Copper regulates sleep in zebrafish

June 9, 2018
illustration of copper responsive probe

Metal may play sleep role through an enzyme responsible for synthesis of norepinephrine

According to a new study from the lab of Christopher J. Chang at UC Berkeley, copper plays a role in regulating sleep.
When Chang and his research team at the University of California, Berkeley, induced a copper deficiency in zebrafish by genetically manipulating a protein responsible for copper uptake, the fish became sluggish, with a disrupted sleep-activity cycle (Nat. Chem. Biol. 2018, DOI: 10.1038/s41589-018-0062-z). “We show that just modulating the copper status has grave consequences for sleep behavior,” Chang says. “You don’t wake up very easily, and you end up getting tired during the day.”

The researchers suspect that copper is so important because it’s needed by the enzyme dopamine β-hydrolase, which is required for the production of norepinephrine, which happens in a part of the brain known as the locus coeruleus. Biologists know that this region of the brain is involved in many behaviors, including sleep.

“You only get the synthesis of norepinephrine if you have sufficient amounts of copper, which is required to activate, this enzyme,” Chang says.

But Chang thinks more is probably going on. “There appears to be more copper that’s stored and moved with neural activity than can be accounted for just by dopamine β-hydrolase,” Chang says. His team plans to study whether extra copper can be beneficial.

One technology advance that helped the researchers was a new pair of fluorescent probes for imaging copper in zebrafish brains. The probes are the same size and shape, but only one responds to copper. The other serves as a control. The difference between the probes is in the number of sulfur atoms. The copper-responsive one has four sulfurs.
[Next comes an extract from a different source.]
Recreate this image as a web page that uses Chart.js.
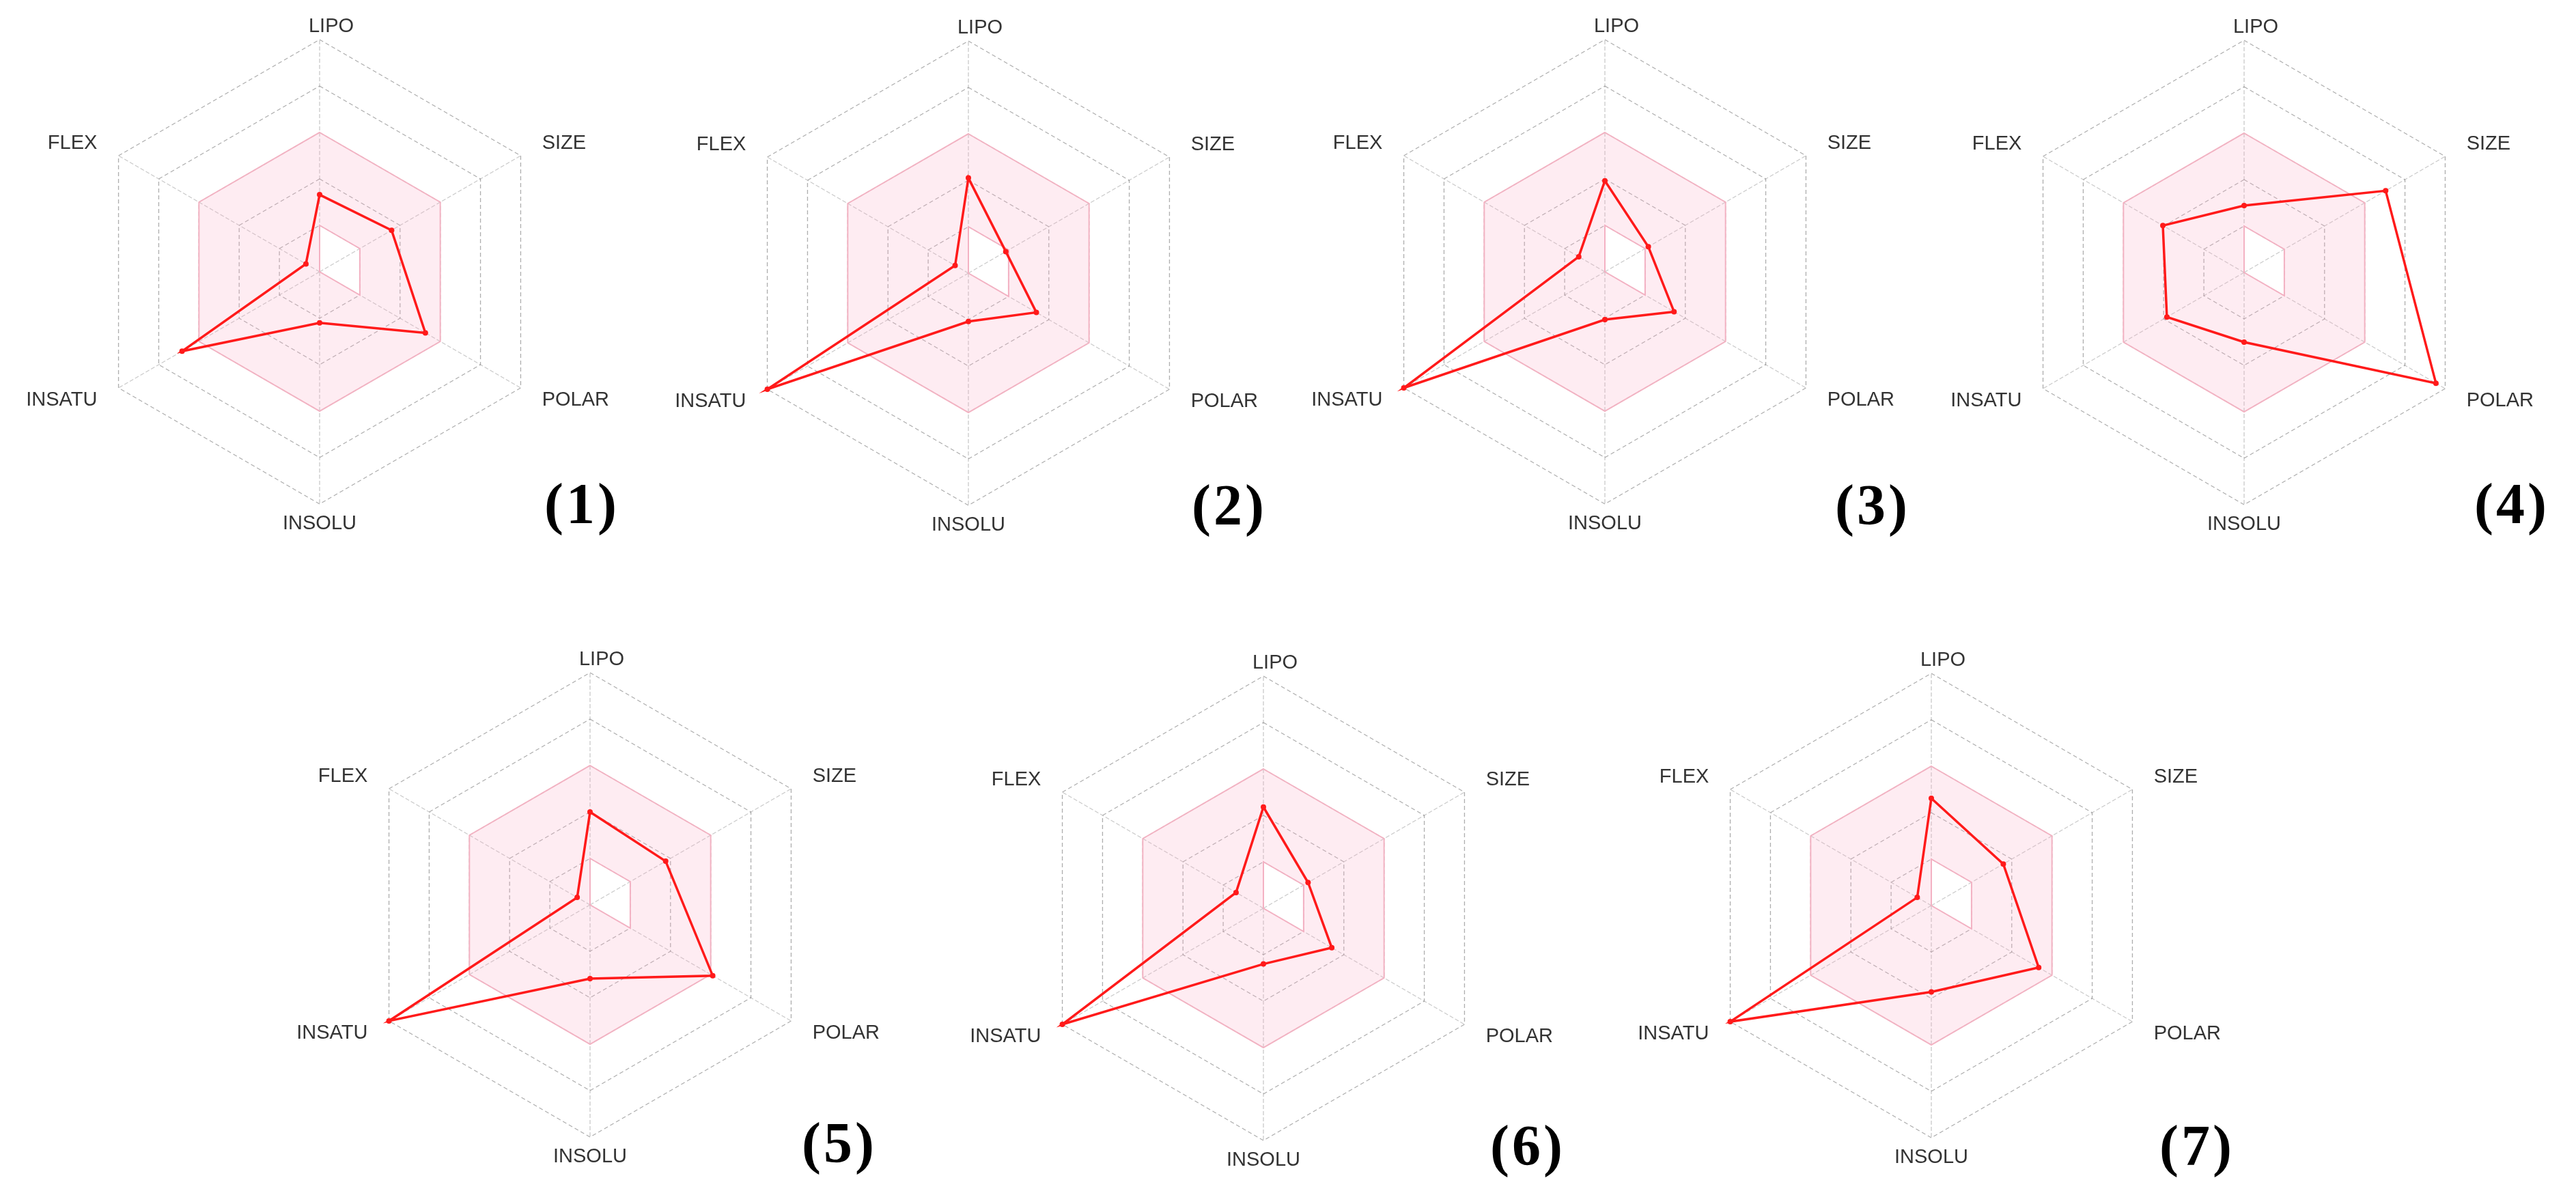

In the control probe, two sulfurs have been replaced by carbons.

One of the challenges was getting both probes into the zebrafish. “When we changed all the sulfurs to carbons, the control probe didn’t penetrate zebrafish skin,” Chang says. “We found a sweet spot where we changed only half the sulfurs to carbon.”

The researchers imaged the distribution of copper in zebrafish brains using the probes and a complementary probe-free method—laser ablation inductively coupled mass spectrometry. In both methods, the locus coeruleus was highly enriched in copper.

Anthony White, a neurodegeneration expert at the University of Melbourne, calls the work “a great example of how traditional chemical and biophysical approaches to understanding copper can be combined with genetic approaches to tease out new roles for copper in biology.”